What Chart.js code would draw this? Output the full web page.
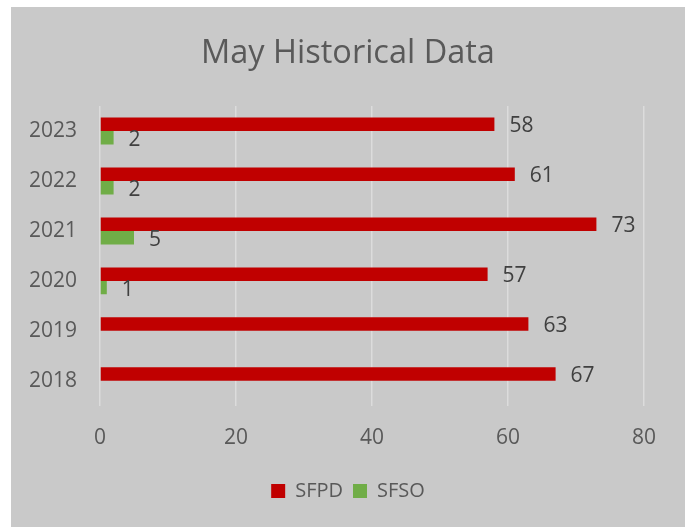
<!DOCTYPE html>
<html>
<head>
<meta charset="utf-8">
<script src="https://cdn.jsdelivr.net/npm/chart.js@4.4.1/dist/chart.umd.min.js"></script>
<style>
  body { margin: 0; background: #fff; }
  #box { position: absolute; left: 11px; top: 7px; width: 674px; height: 520px; background: #c9c9c9; }
</style>
</head>
<body>
<div id="box"><canvas id="chart"></canvas></div>
<script>
// 데이터
const years = ['2023', '2022', '2021', '2020', '2019', '2018'];
const sfpd = [58, 61, 73, 57, 63, 67];
const sfso = [2, 2, 5, 1, null, null];
const xTicks = [0, 20, 40, 60, 80];

const FONT = "'Open Sans', sans-serif";

// 막대 끝에 값 표시
const valueLabels = {
  id: 'valueLabels',
  afterDatasetsDraw(chart) {
    const ctx = chart.ctx;
    ctx.save();
    ctx.font = "21px " + FONT;
    ctx.fillStyle = '#404040';
    ctx.textAlign = 'left';
    ctx.textBaseline = 'middle';
    chart.data.datasets.forEach((ds, i) => {
      chart.getDatasetMeta(i).data.forEach((bar, j) => {
        const v = ds.data[j];
        if (v === null) return;
        ctx.fillText(v, bar.x + 15, bar.y + 2);
      });
    });
    ctx.restore();
  }
};

new Chart(document.getElementById('chart'), {
  type: 'bar',
  data: {
    labels: years,
    datasets: [
      { label: 'SFPD', data: sfpd, backgroundColor: '#c00000' },
      { label: 'SFSO', data: sfso, backgroundColor: '#70ad47' }
    ]
  },
  options: {
    indexAxis: 'y',
    responsive: true,
    maintainAspectRatio: false,
    animation: false,
    barPercentage: 1,
    categoryPercentage: 0.54,
    layout: { padding: { left: 0, right: 0, top: 0, bottom: 16 } },
    plugins: {
      title: {
        display: true,
        text: 'May Historical Data',
        color: '#595959',
        font: { family: FONT, size: 32.5, weight: 'normal' },
        padding: { top: 27, bottom: 33 }
      },
      legend: {
        position: 'bottom',
        labels: {
          color: '#595959',
          font: { family: FONT, size: 20 },
          boxWidth: 14,
          boxHeight: 14,
          padding: 10
        }
      },
      tooltip: { enabled: false }
    },
    scales: {
      x: {
        min: 0,
        max: 80,
        afterBuildTicks: (axis) => { axis.ticks = xTicks.map(v => ({ value: v })); },
        grid: { color: '#dcdcdc', lineWidth: 1.5, drawTicks: false },
        border: { display: false },
        ticks: { color: '#595959', font: { family: FONT, size: 21 }, padding: 20 }
      },
      y: {
        grid: { display: false },
        border: { display: false },
        afterFit: (axis) => { axis.width = 89; },
        ticks: { color: '#595959', font: { family: FONT, size: 21 }, padding: 15 }
      },
      // 오른쪽 여백용 빈 축
      yRight: {
        type: 'category',
        position: 'right',
        grid: { display: false },
        border: { display: false },
        ticks: { display: false },
        afterFit: (axis) => { axis.width = 41; }
      }
    }
  },
  plugins: [valueLabels]
});
</script>
</body>
</html>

_EXERCISE INSTRUCTIONS_
Go through the listing above and quote it exactly, apart from its images.

_THE REPLY_
What Chart.js code would draw this? Output the full web page.
<!DOCTYPE html>
<html>
<head>
<meta charset="utf-8">
<script src="https://cdn.jsdelivr.net/npm/chart.js@4.4.1/dist/chart.umd.min.js"></script>
<style>
  body { margin: 0; background: #fff; }
  #box { position: absolute; left: 11px; top: 7px; width: 674px; height: 520px; background: #c9c9c9; }
</style>
</head>
<body>
<div id="box"><canvas id="chart"></canvas></div>
<script>
// 데이터
const years = ['2023', '2022', '2021', '2020', '2019', '2018'];
const sfpd = [58, 61, 73, 57, 63, 67];
const sfso = [2, 2, 5, 1, null, null];
const xTicks = [0, 20, 40, 60, 80];

const FONT = "'Open Sans', sans-serif";

// 막대 끝에 값 표시
const valueLabels = {
  id: 'valueLabels',
  afterDatasetsDraw(chart) {
    const ctx = chart.ctx;
    ctx.save();
    ctx.font = "21px " + FONT;
    ctx.fillStyle = '#404040';
    ctx.textAlign = 'left';
    ctx.textBaseline = 'middle';
    chart.data.datasets.forEach((ds, i) => {
      chart.getDatasetMeta(i).data.forEach((bar, j) => {
        const v = ds.data[j];
        if (v === null) return;
        ctx.fillText(v, bar.x + 15, bar.y + 2);
      });
    });
    ctx.restore();
  }
};

new Chart(document.getElementById('chart'), {
  type: 'bar',
  data: {
    labels: years,
    datasets: [
      { label: 'SFPD', data: sfpd, backgroundColor: '#c00000' },
      { label: 'SFSO', data: sfso, backgroundColor: '#70ad47' }
    ]
  },
  options: {
    indexAxis: 'y',
    responsive: true,
    maintainAspectRatio: false,
    animation: false,
    barPercentage: 1,
    categoryPercentage: 0.54,
    layout: { padding: { left: 0, right: 0, top: 0, bottom: 16 } },
    plugins: {
      title: {
        display: true,
        text: 'May Historical Data',
        color: '#595959',
        font: { family: FONT, size: 32.5, weight: 'normal' },
        padding: { top: 27, bottom: 33 }
      },
      legend: {
        position: 'bottom',
        labels: {
          color: '#595959',
          font: { family: FONT, size: 20 },
          boxWidth: 14,
          boxHeight: 14,
          padding: 10
        }
      },
      tooltip: { enabled: false }
    },
    scales: {
      x: {
        min: 0,
        max: 80,
        afterBuildTicks: (axis) => { axis.ticks = xTicks.map(v => ({ value: v })); },
        grid: { color: '#dcdcdc', lineWidth: 1.5, drawTicks: false },
        border: { display: false },
        ticks: { color: '#595959', font: { family: FONT, size: 21 }, padding: 20 }
      },
      y: {
        grid: { display: false },
        border: { display: false },
        afterFit: (axis) => { axis.width = 89; },
        ticks: { color: '#595959', font: { family: FONT, size: 21 }, padding: 15 }
      },
      // 오른쪽 여백용 빈 축
      yRight: {
        type: 'category',
        position: 'right',
        grid: { display: false },
        border: { display: false },
        ticks: { display: false },
        afterFit: (axis) => { axis.width = 41; }
      }
    }
  },
  plugins: [valueLabels]
});
</script>
</body>
</html>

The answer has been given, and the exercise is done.